WRITTEN PROBLEM | Copy exactly the lines from the beginning of the data down to and including the line holding "import matplotlib.pyplot as plt", without any pictures.

DATASET EXTRACT |
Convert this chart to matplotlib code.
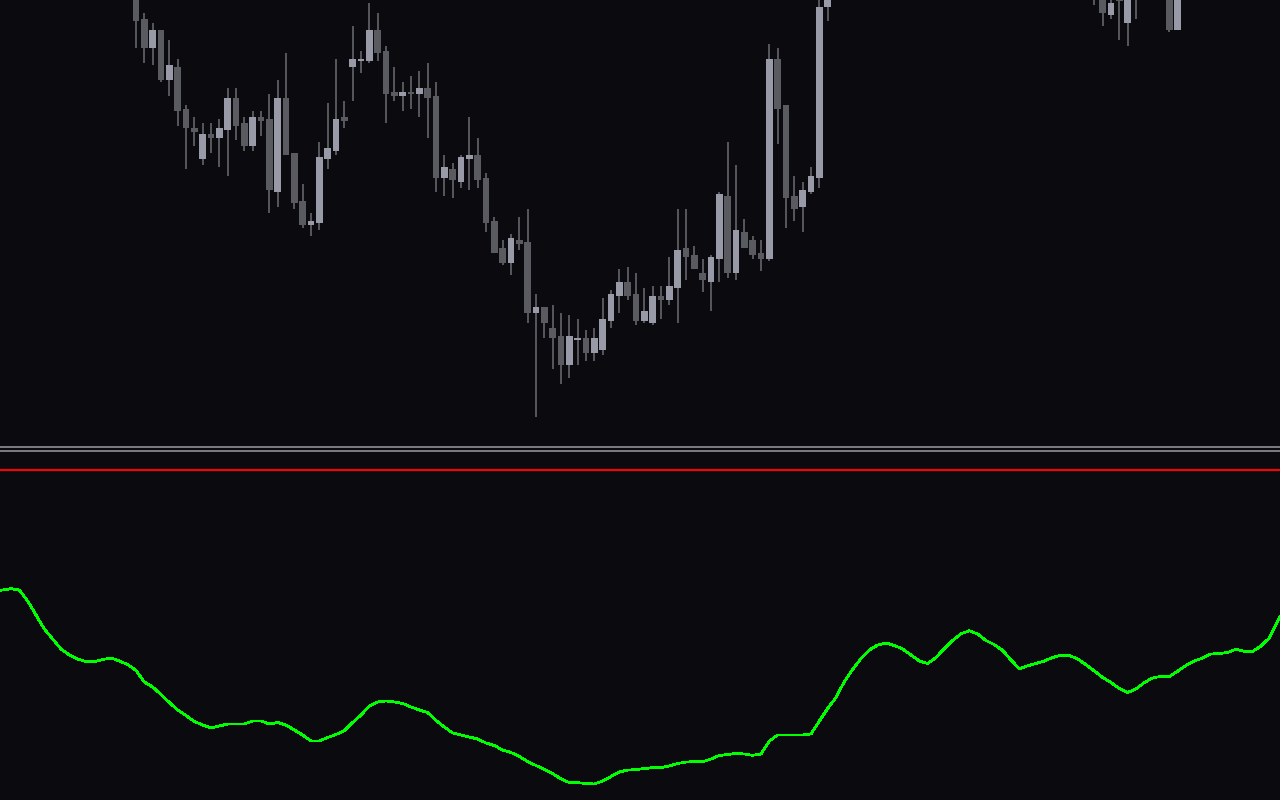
import matplotlib
matplotlib.use("Agg")
import matplotlib.pyplot as plt

# candle data (index, open, high, low, close)
idx = list(range(0, 84)) + [115, 116, 117, 118, 119, 120, 124, 125]
opens = [508, 481, 452, 470, 420, 433, 391, 372, 341, 366, 362, 370, 402, 377, 354, 383, 381, 308, 402, 347,
         299, 275, 277, 341, 349, 383, 433, 439, 439, 470, 449, 408, 404, 408, 406, 412, 404, 322, 331, 318,
         341, 345, 322, 279, 252, 237, 260, 258, 187, 193, 172, 164, 135, 160, 162, 147, 150, 179, 204, 218,
         206, 179, 177, 204, 200, 212, 252, 245, 227, 218, 241, 304, 227, 268, 260, 247, 241, 441, 395, 304,
         293, 308, 322, 493,
         530, 510, 485, 505, 477, 530, 520, 470]
highs = [518, 487, 477, 470, 460, 441, 395, 383, 377, 377, 381, 412, 412, 383, 389, 389, 406, 420, 447, 347,
         316, 287, 358, 397, 441, 399, 474, 449, 497, 487, 454, 433, 418, 424, 429, 437, 418, 345, 337, 345,
         383, 362, 327, 283, 260, 266, 283, 291, 206, 193, 195, 187, 185, 181, 170, 172, 202, 210, 231, 233,
         227, 212, 214, 214, 243, 291, 291, 254, 241, 245, 308, 358, 335, 281, 264, 260, 456, 452, 395, 324,
         318, 333, 505, 525,
         540, 520, 505, 515, 525, 540, 530, 530]
lows = [452, 437, 435, 418, 404, 374, 331, 354, 335, 347, 333, 324, 360, 349, 349, 364, 287, 293, 345, 291,
        272, 264, 270, 331, 345, 372, 399, 427, 437, 439, 377, 399, 389, 391, 383, 362, 308, 304, 302, 312,
        310, 312, 268, 247, 235, 225, 250, 177, 83, 162, 131, 116, 122, 135, 139, 139, 145, 172, 187, 200,
        175, 177, 175, 181, 195, 177, 220, 231, 208, 189, 218, 222, 220, 252, 241, 229, 239, 356, 272, 279,
        268, 306, 312, 479,
        495, 474, 481, 460, 454, 481, 468, 470]
closes = [479, 452, 470, 420, 435, 389, 372, 368, 366, 362, 372, 402, 374, 354, 383, 379, 310, 402, 345, 297,
          275, 279, 343, 352, 381, 379, 441, 441, 470, 447, 406, 404, 408, 406, 412, 402, 322, 333, 320, 343,
          345, 320, 277, 247, 237, 262, 256, 187, 193, 177, 162, 135, 164, 162, 147, 162, 181, 206, 218, 204,
          179, 189, 204, 200, 214, 250, 243, 231, 220, 243, 306, 227, 270, 252, 245, 241, 441, 391, 302, 291,
          310, 324, 493, 515,
          510, 487, 497, 499, 515, 505, 470, 520]

# oscillator in the lower window, one value per bar
osc_idx = list(range(-17, 139))
osc = [209, 210, 211.3, 210, 199, 185, 171, 161, 151, 145, 141, 138.3, 138.3, 140.5, 142, 139, 135.5,
       129.5, 118, 113, 105.5, 97.5, 90, 84.5, 78.5, 75, 72, 74, 76, 76, 76, 79, 79, 76, 77.5, 75, 70,
       65, 59, 59, 62.5, 65.5, 69.5, 77.5, 85, 94, 98, 99, 98, 96.5, 93, 90, 87.5, 79.5, 73, 67, 65, 63,
       61, 57, 54.5, 50, 47.5, 43.5, 38.5, 34.5, 30.5, 26.5, 21, 17.5, 17.3, 16.5, 16, 19, 23.5, 28, 30,
       30.3, 31.5, 32.3, 32.3, 34, 36.5, 38, 38.3, 38.3, 41, 44.5, 45.5, 46.5, 46, 44.7, 46, 59, 65, 65,
       65, 65, 66, 79, 91.5, 102.5, 118.5, 130.5, 141.5, 150, 155, 157, 154.5, 151, 145, 139, 136.5,
       142.5, 151.5, 159.5, 166.2, 169.2, 166, 159.5, 155.3, 149.5, 140, 131.2, 134.2, 136.5, 139, 142.5,
       144.7, 144.5, 141, 135.3, 129, 122.5, 117.5, 111.5, 107.5, 111, 117.5, 122, 123.7, 123.5, 128.8,
       134.5, 139, 142, 146, 146.5, 147.5, 150.8, 148.7, 148.5, 154, 162, 179, 194]
level = 330

bg = '#0a0a0f'
up_col = '#989aa7'
dn_col = '#5a5b61'
wick_col = '#55565c'
sep_col = '#8a8a94'

fig = plt.figure(figsize=(12.8, 8), dpi=100, facecolor=bg)

ax = fig.add_axes([0, 353 / 800, 1, 447 / 800])
ax2 = fig.add_axes([0, 0, 1, 349 / 800])

for a in (ax, ax2):
    a.set_facecolor(bg)
    a.set_xlim(-16.32, 137.28)
    a.set_xticks([])
    a.set_yticks([])
    for s in a.spines.values():
        s.set_visible(False)

ax.set_ylim(53, 500)
ax2.set_ylim(0, 349)

ax.spines['bottom'].set_visible(True)
ax.spines['bottom'].set_color(sep_col)
ax.spines['bottom'].set_linewidth(1.25)
ax2.spines['top'].set_visible(True)
ax2.spines['top'].set_color(sep_col)
ax2.spines['top'].set_linewidth(1.25)

# candles
ax.vlines(idx, lows, highs, color=wick_col, linewidth=1.4, zorder=2, antialiased=False)
bottoms = [min(o, c) for o, c in zip(opens, closes)]
heights = [max(abs(c - o), 1.5) for o, c in zip(opens, closes)]
colors = [up_col if c > o else dn_col for o, c in zip(opens, closes)]
ax.bar(idx, heights, bottom=bottoms, width=0.78, color=colors, linewidth=0, zorder=3, antialiased=False)

# lower window
ax2.axhline(level, color='#ff0000', linewidth=1.5)
ax2.plot(osc_idx, osc, color='#00ff00', linewidth=1.25, antialiased=False)

fig.savefig('out.png', dpi=100, facecolor=bg)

ANSWER TO THE EXERCISE |
Convert this chart to matplotlib code.
import matplotlib
matplotlib.use("Agg")
import matplotlib.pyplot as plt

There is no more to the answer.